EPP upset by grillings as Šefčovič and Hoekstra get committee majority


European People’s Party, the European Parliament’s largest group, expressed dissatisfaction with the pre-appointment hearings of European Commission nominees Maroš Šefčovič and Wopke Hoekstra on October 4.

Despite that both received the backing of two-thirds of the European Parliament’s environment committee, as required.

In the first week of October, both candidates were subjected to tough questioning from MEPs who will vote to confirm the positions on October 5.

In the increasingly polarised European Parliament, Slovakian Šefčovič and Dutch politician Hoekstra – who are from the centre-left and centre-right, respectively – found themselves undergoing politically partisan interrogation.

Speaking to the press for the centre-right European People’s Party (EPP), Peter Liese said he found the nature of the grillings troubling.

“I think the discussion is just not mature”, the German MEP said.

Speaking to Brussels Signal, Liese said he believed that the centre-left S&D Group and the Greens had used the process to extract unreasonable commitments from the EC candidates.
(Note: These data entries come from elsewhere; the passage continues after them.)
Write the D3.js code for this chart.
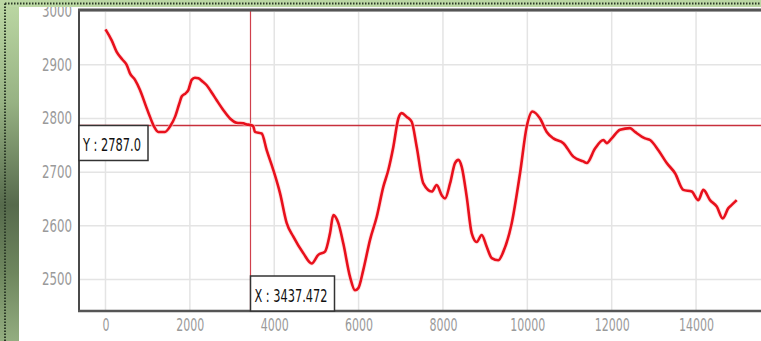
<!DOCTYPE html>
<html><head><meta charset="utf-8">
<script src="https://cdn.jsdelivr.net/npm/d3@7"></script>
<style>
html,body{margin:0;padding:0;background:#fff;overflow:hidden}
svg{display:block}
.tick text{font-family:"DejaVu Sans Condensed","DejaVu Sans",sans-serif;fill:#9a9a9a}
</style></head><body>
<svg id="c" width="761" height="341"></svg>
<script>
const xValues = [0,150,265,400,502,580,700,818,950,1055,1150,1252,1410,1529,1648,1750,1806,1900,1964,2043,2120,2201,2300,2399,2520,2636,2800,2952,3110,3268,3350,3426,3500,3544,3703,3821,3979,4137,4296,4453,4690,4888,5045,5204,5322,5401,5520,5638,5797,5915,5994,6112,6271,6430,6587,6705,6823,6942,7022,7141,7259,7378,7535,7734,7852,7971,8049,8168,8286,8365,8445,8563,8682,8800,8919,9037,9156,9313,9431,9630,9827,9986,10119,10301,10460,10617,10854,11091,11328,11408,11605,11802,11882,12001,12198,12435,12554,12791,12909,13106,13305,13502,13698,13897,14054,14173,14331,14490,14632,14765,14845,14964];
const yValues = [2966,2945,2924,2910,2900,2884,2872,2853,2825,2803,2785,2775,2775,2785,2803,2828,2841,2847,2853,2872,2876,2875,2869,2862,2848,2834,2815,2800,2792,2791,2789,2788,2786,2775,2772,2741,2704,2661,2605,2580,2549,2530,2546,2552,2586,2620,2605,2567,2505,2480,2484,2518,2574,2617,2673,2704,2747,2800,2810,2803,2794,2747,2679,2664,2676,2657,2651,2679,2717,2723,2710,2654,2586,2570,2583,2561,2540,2536,2552,2605,2698,2785,2813,2800,2775,2763,2754,2729,2720,2717,2744,2760,2754,2763,2779,2782,2775,2763,2760,2741,2717,2698,2667,2664,2648,2667,2648,2636,2614,2633,2639,2648];
const xTicks = [0,2000,4000,6000,8000,10000,12000,14000];
const yTicks = [2500,2600,2700,2800,2900,3000];
const cursorX = 3437.472;
const cursorY = 2787.0;
const cursorXLabel = "X : 3437.472";
const cursorYLabel = "Y : 2787.0";

const svg = d3.select("#c");
const L = 79, R = 772, T = 9, B = 311;
const x = d3.scaleLinear().domain([-628, 15800]).range([L, R]);
const y = d3.scaleLinear().domain([2441.4, 3004]).range([B, T]);

svg.append("rect").attr("x",0).attr("y",0).attr("width",761).attr("height",341).attr("fill","#fff");

// grid
const g = svg.append("g");
g.selectAll(".vg").data(xTicks).join("line")
  .attr("x1",d=>x(d)).attr("x2",d=>x(d)).attr("y1",T).attr("y2",B)
  .attr("stroke","#e4e4e4").attr("stroke-width",1.5);
g.selectAll(".hg").data(yTicks).join("line")
  .attr("x1",L).attr("x2",R).attr("y1",d=>y(d)).attr("y2",d=>y(d))
  .attr("stroke","#e4e4e4").attr("stroke-width",1.5);

// axes
const fmt = d3.format("d");
const xa = svg.append("g").attr("transform",`translate(0,${B})`)
  .call(d3.axisBottom(x).tickValues(xTicks).tickSize(0).tickPadding(8).tickFormat(fmt));
xa.select(".domain").remove();
xa.selectAll("text").attr("font-size",17).attr("dy","0.71em")
  .attr("textLength",d=>fmt(d).length*7).attr("lengthAdjust","spacingAndGlyphs");
const ya = svg.append("g").attr("transform",`translate(${L},0)`)
  .call(d3.axisLeft(y).tickValues(yTicks).tickSize(0).tickPadding(7).tickFormat(fmt));
ya.select(".domain").remove();
ya.selectAll("text").attr("font-size",17)
  .attr("textLength",d=>fmt(d).length*7.5).attr("lengthAdjust","spacingAndGlyphs");

// cursor lines
svg.append("line").attr("x1",x(cursorX)).attr("x2",x(cursorX)).attr("y1",T).attr("y2",B)
  .attr("stroke","#d0404c").attr("stroke-width",1.2);
svg.append("line").attr("x1",L).attr("x2",R).attr("y1",y(cursorY)).attr("y2",y(cursorY))
  .attr("stroke","#c8303c").attr("stroke-width",1.6);

// data line
const pts = xValues.map((v,i)=>[v,yValues[i]]);
const line = d3.line().x(d=>x(d[0])).y(d=>y(d[1])).curve(d3.curveMonotoneX);
svg.append("path").datum(pts).attr("d",line).attr("fill","none")
  .attr("stroke","#ffd0d0").attr("stroke-width",4.5).attr("opacity",0.6);
svg.append("path").datum(pts).attr("d",line).attr("fill","none")
  .attr("stroke","#e8101c").attr("stroke-width",2.6).attr("stroke-linejoin","round");

// frame lines
svg.append("line").attr("x1",L).attr("x2",L).attr("y1",T).attr("y2",B+1).attr("stroke","#4a4a4a").attr("stroke-width",2);
svg.append("line").attr("x1",L-1).attr("x2",R).attr("y1",B).attr("y2",B).attr("stroke","#555").attr("stroke-width",2.5);
svg.append("line").attr("x1",L-1).attr("x2",R).attr("y1",T+1).attr("y2",T+1).attr("stroke","#555").attr("stroke-width",3);

// cursor labels
const lf = '"DejaVu Sans Condensed","DejaVu Sans",sans-serif';
const yb = svg.append("g");
yb.append("rect").attr("x",L).attr("y",y(cursorY)).attr("width",69).attr("height",35)
  .attr("fill","#fff").attr("stroke","#333").attr("stroke-width",1.5);
yb.append("text").attr("x",L+4).attr("y",y(cursorY)+26).attr("font-family",lf).attr("font-size",17).attr("fill","#111")
  .attr("textLength",58).attr("lengthAdjust","spacingAndGlyphs").text(cursorYLabel);
const xb = svg.append("g");
xb.append("rect").attr("x",x(cursorX)).attr("y",B-35).attr("width",84).attr("height",35)
  .attr("fill","#fff").attr("stroke","#333").attr("stroke-width",1.5);
xb.append("text").attr("x",x(cursorX)+4).attr("y",B-9).attr("font-family",lf).attr("font-size",17).attr("fill","#111")
  .attr("textLength",73).attr("lengthAdjust","spacingAndGlyphs").text(cursorXLabel);

// green window frame
const defs = svg.append("defs");
const lg = defs.append("linearGradient").attr("id","lg").attr("x1",0).attr("x2",0).attr("y1",0).attr("y2",1);
[[0,"#bcd8a4"],[0.3,"#97b283"],[0.6,"#566a4c"],[0.8,"#6e865e"],[1,"#93ad80"]].forEach(s=>lg.append("stop").attr("offset",s[0]).attr("stop-color",s[1]));
svg.append("rect").attr("x",0).attr("y",0).attr("width",19).attr("height",341).attr("fill","url(#lg)");
svg.append("rect").attr("x",0).attr("y",0).attr("width",761).attr("height",7).attr("fill","#bcd8a4");
svg.append("line").attr("x1",5).attr("x2",761).attr("y1",3.5).attr("y2",3.5).attr("stroke","#2c3a28").attr("stroke-width",2).attr("stroke-dasharray","1.5,1.5");
svg.append("line").attr("x1",5).attr("x2",5).attr("y1",3.5).attr("y2",341).attr("stroke","#2c3a28").attr("stroke-width",2).attr("stroke-dasharray","1.5,1.5");
</script></body></html>
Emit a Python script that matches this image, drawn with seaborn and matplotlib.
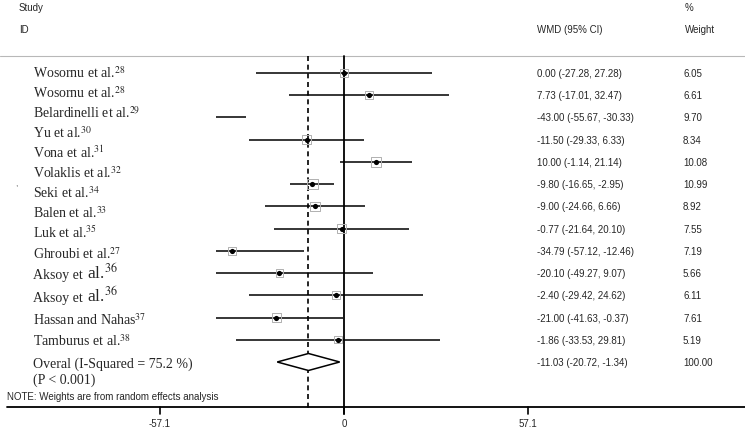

Both Hoekstra and Šefčovič promised that the European Union would reduce emissions by 90 per cent by the year 2040.

“Other groups easily jump on high targets”, he said. Major measures and “behavioural changes are necessary for these targets … [but] S&D and Greens think industry can simply press a button [to achieve them]”.

After the EU’s Green Deal tsar Frans Timmermans left the EC for Dutch politics, his portfolio has been split between two candidates.

To keep the centre-right and centre-left pleased, Climate Action will be given to Dutch EPP member Hoekstra, while Slovakian Commissioner Šefčovič will be given oversight over whole Green Deal, including Hoekstra’s work.

Hoekstra came under fire during his quizzing on October 2.

Despite his claiming to be ardent supporter of the EU’s environmentalist ambitions, many hounded him for previous statements to the contrary, citing what they said was a cynical U-turn. Others highlighted his previous employment with Shell and the corporate consulting giant McKinsey & Co.

Liese said that it was “really outrageous” that Hoekstra’s employment had been dragged up against him, especially by a Greens group MEP.

He added it was hypocritical, pointing out that one of the Greens MEPs had also spent years working for McKinsey and had come straight to the European Parliament from the controversial corporation, which is currently tied up in a French corruption scandal.

Liese said was in favour of Šefčovič’s appointment, who also received a hard time from the EPP at his hearing, the day after Hoekstra’s. Some observers said that was the EPP’s retaliation for Hoekstra’s grilling.

Šefčovič’s party in Slovakia, the left-wing and populist Smer, recently won the national elections on what was described as a “pro-Russian” platform.

After Šefčovič was repeatedly pressed about his commitment to the EU’s support for Ukraine, Liese tweeted he was “not convinced” with Šefčovič’s answers.

Despite that, Liese said he was pleased with the Slovakian’s overall performance.

“In the written answers he was more concrete,” Liese said, as Šefčovič confirmed he would support the EU’s pro-Ukraine stance regardless of his domestic politics.

He added that Šefčovič was an improvement on Timmermans, as the Slovakian “is more realistic and pragmatic”.

“Timmermans was a problem,” Liese said. “The well-founded demands of the EPP could not be achieved [when he] was in control.”